The goal is a production-ready quote with fewer surprises. The factory needs enough detail to estimate material, labor, setup, sampling, packing, and freight. The buyer needs enough detail to approve a direction with confidence. If you want help narrowing the options, send the artwork through Custom Logo Things with the cap style, quantity, and deadline you have in mind.

Next Steps Before You Submit Your Patch Quote Request

Before you ask for pricing, gather the basics. Choose the cap style if you know it. Upload the best logo file available. Define patch type preferences, target size, placement, quantity, deadline, and any packaging or retail labeling needs.

  • Logo file: AI, EPS, SVG, or editable PDF is preferred; PNG or JPG can work for early review.
  • Patch direction: embroidered, woven, PVC, leather-style, printed, or open to factory recommendation.
  • Cap details: trucker, dad hat, structured crown, flat bill, beanie, performance cap, or buyer-supplied blank.
  • Placement: front center, side panel, rear, beanie cuff, or multiple locations.
  • Order details: quantity, in-hands date, shipping destination, packaging, labels, and any barcode needs.

If you are unsure about patch type, send the logo and intended use first. A factory can often tell quickly whether embroidery will lose small detail, woven will sharpen the mark, PVC will add the right dimension, leather-style will suit the brand tone, or print will preserve full-color art.

Brand standards help. Include Pantone colors, approved spacing, minimum text size rules, and material restrictions such as no genuine leather or a preference for synthetic alternatives. If the caps will sit inside a brand kit or ship with printed packaging, include those details too so the presentation feels planned.

Identify the decision-maker before sampling. Delayed proof approvals are one of the simplest ways for a cap order to lose time. Ask for a quote breakdown that separates patch production, cap blanks, application, setup, sampling, packaging, and shipping where possible. That structure makes budget decisions easier.

A complete logo patches factory quote request gives Custom Logo Things the details needed to price accurately, recommend the right construction, and move a cap order toward production with fewer revisions. If you are ready to compare options, start with a clear custom cap patch quote and include the artwork, quantity, cap preference, and deadline.

FAQ

What should I include in a logo patches factory quote request for caps?

Include your logo file, patch type preference, cap style, patch size, placement, quantity, deadline, color requirements, backing preference, and any packaging or labeling needs. If you are not sure which patch type is best, send the artwork and describe how the caps will be used so the factory can recommend embroidery, woven, PVC, leather-style, or printed patches.

Can I request a quote if I only have a PNG or JPG logo?

Yes. A PNG or JPG can usually be reviewed for an initial estimate, but vector artwork is preferred for accurate production and may be required before proofing or sampling. If the logo needs cleanup or redrawing, that work can affect cost and timeline, so mention the file format when requesting the quote.

What affects the cost of custom logo patches for hats the most?

The biggest cost factors are patch material, size, quantity, color count, shape complexity, backing, border type, setup needs, cap application labor, and packaging requirements.

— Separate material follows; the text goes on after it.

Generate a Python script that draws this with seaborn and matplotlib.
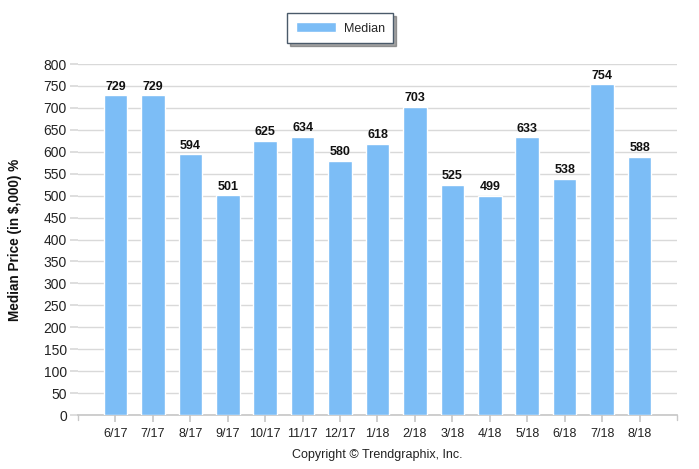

MOQ and unit cost are closely connected because setup, proofing, tooling, and machine preparation become more efficient as the order quantity increases.

How long does a custom patch cap order usually take?

Timeline depends on artwork readiness, patch type, sampling needs, cap availability, approval speed, and shipping method. PVC molds, specialty leather effects, complex shapes, or physical samples can add time, while clean artwork and quick proof approval help keep the order moving.

Should logo patches be sewn or heat pressed onto caps?

Sewn patches are often chosen for strong long-term hold and a traditional cap finish, especially on embroidered, woven, and leather-style patches. Heat press can be efficient for compatible patch and cap materials, but the factory should confirm fabric tolerance, adhesion, crown shape, and end use before recommending it.